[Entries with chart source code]

+-------+

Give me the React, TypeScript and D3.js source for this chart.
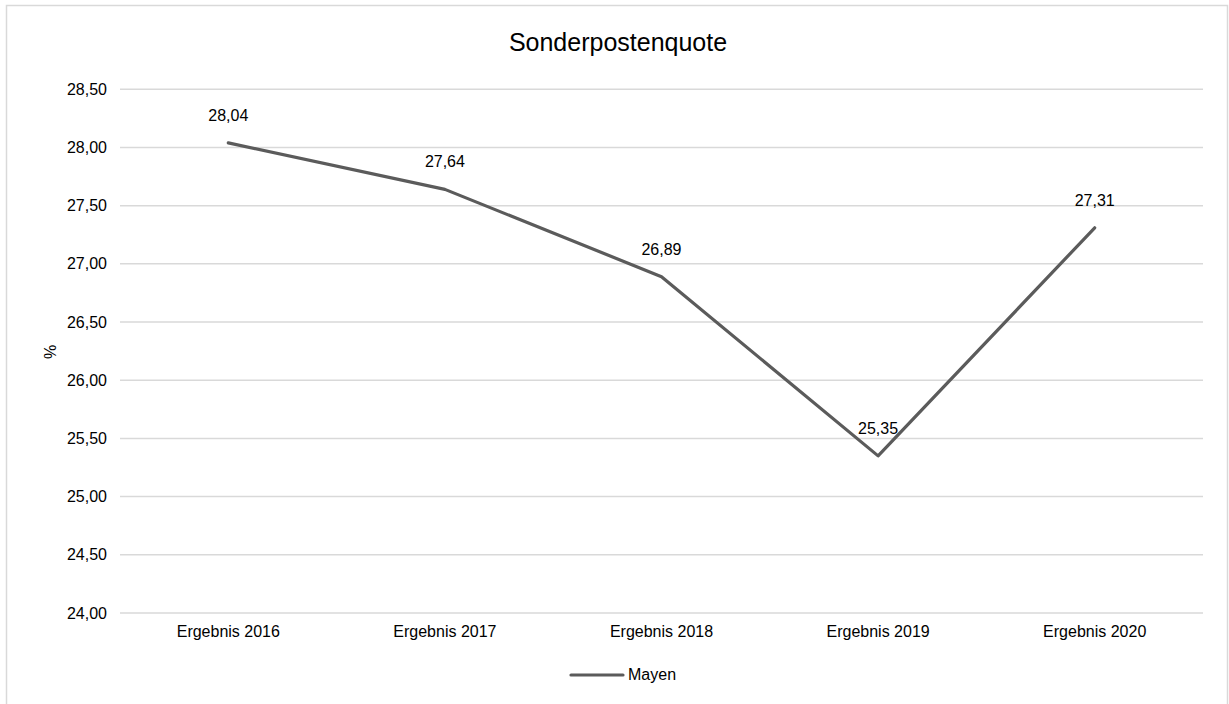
import React from "react";
import * as d3 from "d3";

const categories = ["Ergebnis 2016", "Ergebnis 2017", "Ergebnis 2018", "Ergebnis 2019", "Ergebnis 2020"];
const values = [28.04, 27.64, 26.89, 25.35, 27.31];
const yTicks = [24, 24.5, 25, 25.5, 26, 26.5, 27, 27.5, 28, 28.5];
const seriesName = "Mayen";
const chartTitle = "Sonderpostenquote";
const yAxisTitle = "%";

const W = 1229;
const H = 704;
const plot = { left: 120, right: 1203, top: 89.3, bottom: 613 };
const lineColor = "#5b5b5b";
const gridColor = "#d9d9d9";
const font = "'Liberation Sans', Arial, sans-serif";

const fmt = (v: number) => v.toFixed(2).replace(".", ",");

export default function App() {
  const x = d3.scaleBand<string>().domain(categories).range([plot.left, plot.right]);
  const y = d3.scaleLinear().domain([24, 28.5]).range([plot.bottom, plot.top]);
  const cx = (c: string) => (x(c) ?? 0) + x.bandwidth() / 2;

  const line = d3
    .line<number>()
    .x((_, i) => cx(categories[i]))
    .y((d) => y(d));

  return (
    <svg
      width={W}
      height={H}
      style={{ position: "absolute", left: 0, top: 0, background: "#fff" }}
      fontFamily={font}
    >
      <rect x={6.5} y={5.5} width={1221} height={730} fill="#fff" stroke={gridColor} strokeWidth={1.5} />

      <text x={618} y={51} textAnchor="middle" fontSize={25} fill="#000">
        {chartTitle}
      </text>

      {yTicks.map((t) => (
        <g key={t}>
          <line x1={plot.left} x2={plot.right} y1={y(t)} y2={y(t)} stroke={gridColor} strokeWidth={1.5} />
          <text x={107} y={y(t)} dy="0.35em" textAnchor="end" fontSize={16} fill="#000">
            {fmt(t)}
          </text>
        </g>
      ))}

      <text
        transform={`translate(${56},${352}) rotate(-90)`}
        textAnchor="middle"
        fontSize={16}
        fill="#000"
      >
        {yAxisTitle}
      </text>

      {categories.map((c) => (
        <text key={c} x={cx(c)} y={637} textAnchor="middle" fontSize={16} fill="#000">
          {c}
        </text>
      ))}

      <path
        d={line(values) ?? ""}
        fill="none"
        stroke={lineColor}
        strokeWidth={3.2}
        strokeLinejoin="round"
        strokeLinecap="round"
      />

      {values.map((v, i) => (
        <text key={i} x={cx(categories[i])} y={y(v) - 22} textAnchor="middle" fontSize={16} fill="#000">
          {fmt(v)}
        </text>
      ))}

      <line x1={571} x2={623} y1={675} y2={675} stroke={lineColor} strokeWidth={3.2} strokeLinecap="round" />
      <text x={628} y={680} fontSize={16} fill="#000">
        {seriesName}
      </text>
    </svg>
  );
}
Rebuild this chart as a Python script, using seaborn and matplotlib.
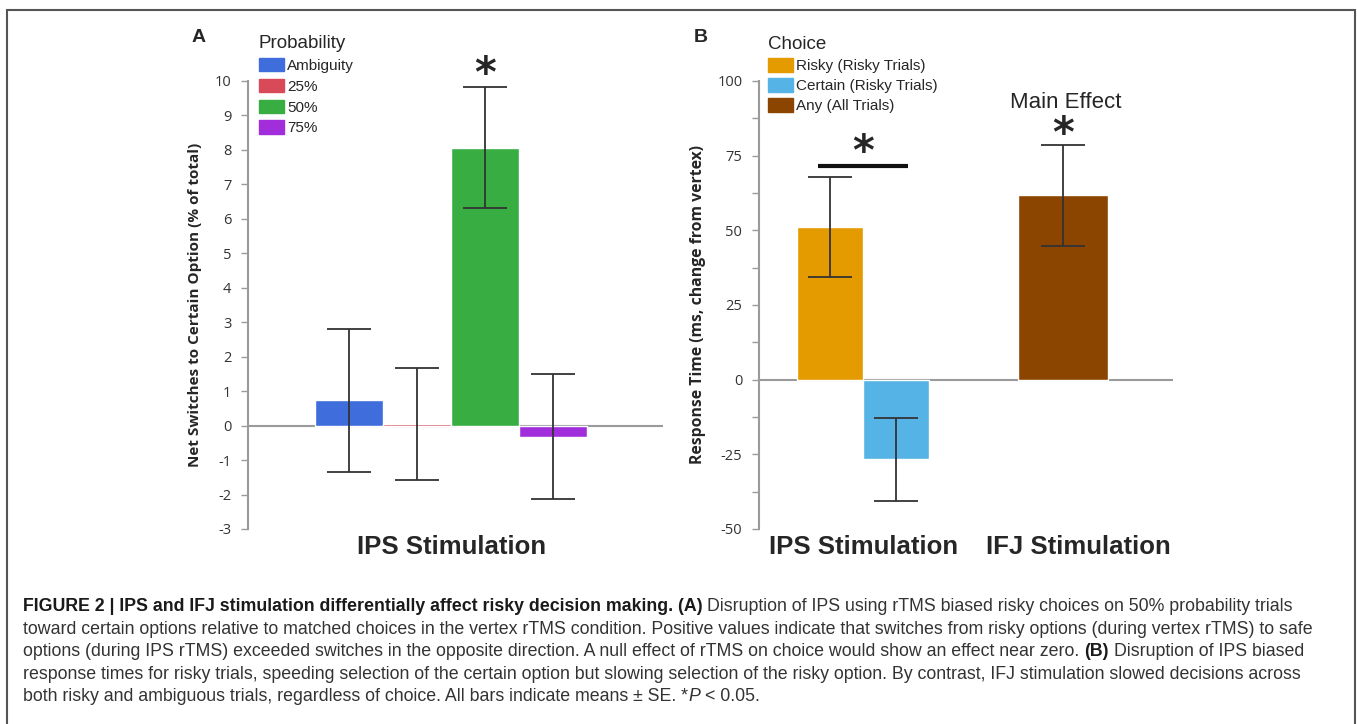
import numpy as np
import pandas as pd
import seaborn as sns
import matplotlib.pyplot as plt
from matplotlib.patches import Patch, Rectangle
from matplotlib.ticker import MultipleLocator
from matplotlib.transforms import ScaledTranslation

# Panel A: net switches to certain option, IPS stimulation
prob_levels = ["Ambiguity", "25%", "50%", "75%"]
prob_means = [0.73, 0.05, 8.07, -0.32]
prob_se = [2.07, 1.63, 1.76, 1.81]
prob_colors = ["#3f6ddb", "#d84a58", "#38ae42", "#a22ddb"]

# Panel B: response time change from vertex
sites = ["IPS Stimulation", "IFJ Stimulation"]
choice_levels = ["Risky (Risky Trials)", "Certain (Risky Trials)", "Any (All Trials)"]
choice_site = ["IPS Stimulation", "IPS Stimulation", "IFJ Stimulation"]
rt_means = [51.1, -26.7, 61.7]
rt_se = [16.7, 13.85, 17.0]
choice_colors = ["#e39b00", "#55b3e6", "#8b4500"]

sns.set_style("white")
plt.rcParams["font.family"] = ["Liberation Sans", "DejaVu Sans"]
plt.rcParams["axes.unicode_minus"] = False

W, H = 1357, 724
fig = plt.figure(figsize=(W / 100, H / 100), dpi=100)
axA = fig.add_axes([248 / W, 1 - 529 / H, 415 / W, 448 / H])
axB = fig.add_axes([759 / W, 1 - 529 / H, 414 / W, 448 / H])

grey = "#9a9a9a"
err_kw = dict(fmt="none", ecolor="#333333", elinewidth=1.3, capsize=16, capthick=1.3)
star_kw = dict(ha="center", va="center", fontsize=30, fontweight="bold",
               family="DejaVu Sans", clip_on=False)

# ---- panel A
df_a = pd.DataFrame({"site": "IPS Stimulation", "prob": prob_levels, "value": prob_means})
sns.barplot(data=df_a, x="site", y="value", hue="prob", hue_order=prob_levels,
            palette=prob_colors, width=0.8, errorbar=None, saturation=1,
            legend=False, ax=axA)
for p, m, se in zip(axA.patches, prob_means, prob_se):
    axA.errorbar(p.get_x() + p.get_width() / 2, m, yerr=se, **err_kw)
axA.set_xlim(-0.598, 0.624)
axA.set_ylim(-3, 10)
axA.yaxis.set_major_locator(MultipleLocator(1))

# star over 50% bar
star_x = axA.patches[2].get_x() + axA.patches[2].get_width() / 2
axA.text(star_x, 10.18, "*", **star_kw)

axA.set_ylabel("Net Switches to Certain Option (% of total)", fontsize=11,
               fontweight="bold", family="Open Sans")
axA.yaxis.set_label_coords(-0.111, 0.5)
axA.legend(handles=[Patch(facecolor=c, edgecolor=c) for c in prob_colors], labels=prob_levels,
           title="Probability", loc="upper left", bbox_to_anchor=(259 / W, 1 - 35 / H),
           bbox_transform=fig.transFigure, frameon=False, fontsize=11, title_fontsize=13.5,
           handlelength=1.65, handleheight=1.0, handletextpad=0.2, labelspacing=0.38,
           borderaxespad=0, borderpad=0, alignment="left")
fig.text(199 / W, 1 - 37 / H, "A", fontsize=14, fontweight="bold", ha="center", va="center")

# ---- panel B
df_b = pd.DataFrame({"site": choice_site, "choice": choice_levels, "value": rt_means})
ips = df_b[df_b["site"] == sites[0]]
ifj = df_b[df_b["site"] == sites[1]]
sns.barplot(data=ips, x="site", y="value", hue="choice", hue_order=choice_levels[:2],
            order=sites, palette=choice_colors[:2], width=0.66, errorbar=None,
            saturation=1, legend=False, ax=axB)
sns.barplot(data=ifj, x="site", y="value", hue="choice", hue_order=choice_levels[2:],
            order=sites, palette=choice_colors[2:], width=0.45, errorbar=None,
            saturation=1, legend=False, ax=axB)
bars_b = [p for p in axB.patches if p.get_height() != 0]
for p, m, se in zip(bars_b, rt_means, rt_se):
    axB.errorbar(p.get_x() + p.get_width() / 2, m, yerr=se, **err_kw)
axB.set_xlim(-0.522, 1.551)
axB.set_ylim(-50, 100)
axB.yaxis.set_major_locator(MultipleLocator(25))
axB.yaxis.set_minor_locator(MultipleLocator(12.5))

# significance bar between risky and certain
r_c = bars_b[0].get_x() + bars_b[0].get_width() / 2
c_c = bars_b[1].get_x() + bars_b[1].get_width() / 2
axB.plot([r_c - 0.06, c_c + 0.06], [71.5, 71.5], color="#111111", lw=3, solid_capstyle="butt")
axB.text(0.0, 75.8, "*", **star_kw)
any_c = bars_b[2].get_x() + bars_b[2].get_width() / 2
axB.text(any_c, 81.8, "*", **star_kw)
axB.text(any_c + 0.015, 92.9, "Main Effect", ha="center", va="center", fontsize=16)

axB.set_ylabel("Response Time (ms, change from vertex)", fontsize=11.3,
               fontweight="bold", family="Open Sans")
axB.yaxis.set_label_coords(-0.128, 0.5)
axB.legend(handles=[Patch(facecolor=c, edgecolor=c) for c in choice_colors], labels=choice_levels,
           title="Choice", loc="upper left", bbox_to_anchor=(768 / W, 1 - 36 / H),
           bbox_transform=fig.transFigure, frameon=False, fontsize=11, title_fontsize=13.5,
           handlelength=1.65, handleheight=1.0, handletextpad=0.2, labelspacing=0.33,
           borderaxespad=0, borderpad=0, alignment="left")
fig.text(701 / W, 1 - 37 / H, "B", fontsize=14, fontweight="bold", ha="center", va="center")

# ---- shared axis styling
for ax in (axA, axB):
    for side in ("top", "right", "bottom"):
        ax.spines[side].set_visible(False)
    ax.spines["left"].set_color(grey)
    ax.spines["left"].set_linewidth(1.5)
    ax.axhline(0, color=grey, lw=1.5, zorder=0.5)
    ax.set_xlabel("")
    ax.tick_params(axis="y", which="both", left=True, length=5, width=1, color=grey,
                   pad=7, labelcolor="#333333")
    ax.tick_params(axis="x", length=0, pad=4)
    for lab in ax.get_yticklabels():
        lab.set_fontfamily("Open Sans")
        lab.set_fontsize(10.5)
    for lab in ax.get_xticklabels():
        lab.set_fontsize(18.5)
        lab.set_fontweight("bold")

# IFJ label sits a little right of its bar in the reference
ifj_lab = axB.get_xticklabels()[1]
ifj_lab.set_transform(ifj_lab.get_transform() + ScaledTranslation(0.15, 0, fig.dpi_scale_trans))

# ---- caption
renderer = fig.canvas.get_renderer()
cap_size = 12.75
cap_color = "#333333"
caption_lines = [
    [("FIGURE 2 | IPS and IFJ stimulation differentially affect risky decision making. (A)", "bold"),
     (" Disruption of IPS using rTMS biased risky choices on 50% probability trials", "normal")],
    [("toward certain options relative to matched choices in the vertex rTMS condition. "
      "Positive values indicate that switches from risky options (during vertex rTMS) to safe", "normal")],
    [("options (during IPS rTMS) exceeded switches in the opposite direction. A null effect of "
      "rTMS on choice would show an effect near zero.", "normal"),
     (" (B)", "bold"), (" Disruption of IPS biased", "normal")],
    [("response times for risky trials, speeding selection of the certain option but slowing "
      "selection of the risky option. By contrast, IFJ stimulation slowed decisions across", "normal")],
    [("both risky and ambiguous trials, regardless of choice. All bars indicate means \u00b1 SE. *", "normal"),
     ("P", "italic"), (" < 0.05.", "normal")],
]
probe = fig.text(0, 0, "x x", fontsize=cap_size)
probe2 = fig.text(0, 0, "xx", fontsize=cap_size)
space_w = (probe.get_window_extent(renderer).width - probe2.get_window_extent(renderer).width) / W
probe.remove()
probe2.remove()

baselines = [611, 633.6, 656.2, 678.8, 701.4]
for base, runs in zip(baselines, caption_lines):
    x = 23 / W
    for s, style in runs:
        if s.startswith(" "):
            x += space_w
            s = s[1:]
        t = fig.text(x, 1 - base / H, s, fontsize=cap_size, va="baseline",
                     color="#1a1a1a" if style == "bold" else cap_color,
                     fontweight="bold" if style == "bold" else "normal",
                     fontstyle="italic" if style == "italic" else "normal")
        x += t.get_window_extent(renderer).width / W

# figure frame
fig.patches.append(Rectangle((7 / W, -0.05), (1355 - 7) / W, 1 - 10 / H + 0.05,
                             transform=fig.transFigure, fill=False, edgecolor="#555555",
                             lw=1.5, zorder=10))

fig.savefig("out.png", dpi=100)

+-------+

Which lines in the listing above hold the word "using"? Show each of them.

Rebuild this chart as a Python script, using seaborn and matplotlib.
     (" Disruption of IPS using rTMS biased risky choices on 50% probability trials", "normal")],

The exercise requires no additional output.